②中部…柔らかく、辛味と甘味のバランスが良い。
③下部…水分が少なく、辛味が強い。

大根おろしに向く部位は「上部」で、大根を横にして繊維に沿っておろすとマイルドになります。
逆に、辛味が好きな方は大根の「下部」を使い、大根を立てて繊維を壊すようにおろすと、より辛味が強くなります。是非お好みの大根卸しにこだわって楽しんでみて下さい。

さんまの塩焼き

付け合わせの柑橘類にもこだわって

柑橘類を料理に加えると、香りに深みが出て、口当たりが爽やかになり、さっぱりと味を引き締めてくれる効果があります。今回はすだち、カボス、ライムについてご紹介します。お好みの柑橘類にこだわるとより一層美味しくさんまを楽しめるでしょう。

① すだち…小粒で皮の香りが強く、香りだけを楽しむために皮をお吸い物に入れたり香りの強い松茸などに付け合わせます。アルカリ性食品でクエン酸が多く含まれており、新陳代謝を促進してくれます。

②カボス…すだちに比べ大粒で、香りが少ない分、爽やかでジューシーな果汁が食欲をそそります。また、ビタミンC等を含むカボスのクエン酸は、胃液の分泌を正常にし、胃弱の方や食欲不振の時に効果的です。

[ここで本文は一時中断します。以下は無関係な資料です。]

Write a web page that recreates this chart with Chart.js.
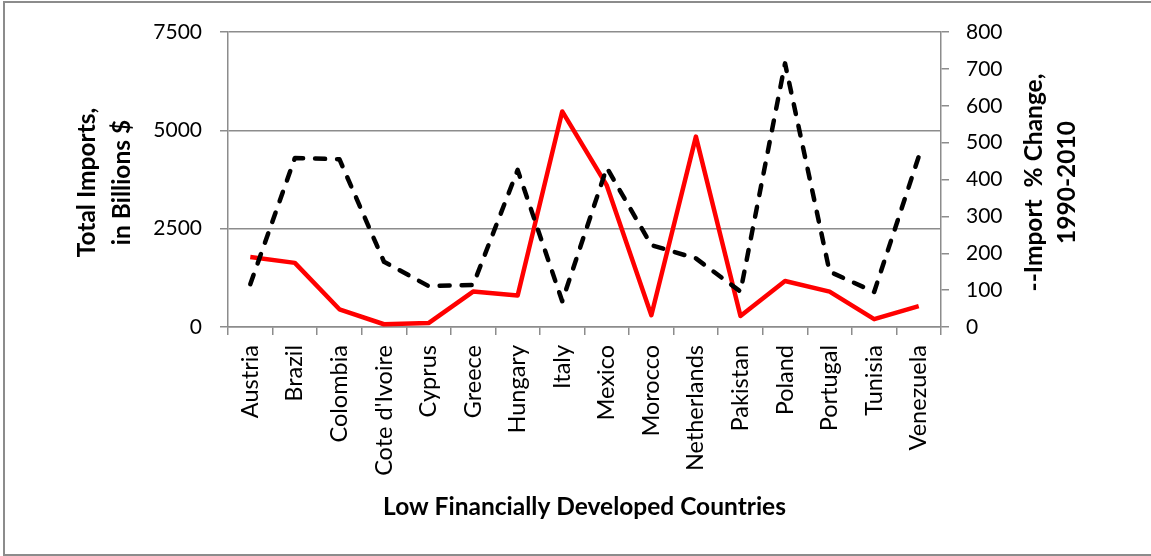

③ライム…ビタミン類(C.E.B群)やカリウムやマグネシウムなどのミネラルを多く含んでいます。またクエン酸とビタミンCは風邪などのウィルスに対する抵抗力を高めてくれます。香り成分には気持ちをリフレッシュする作用や鎮静効果もある優れものです。お酒のカクテルに使われるイメージがありますが、料理に使っても爽快感と深みを与えてくれます。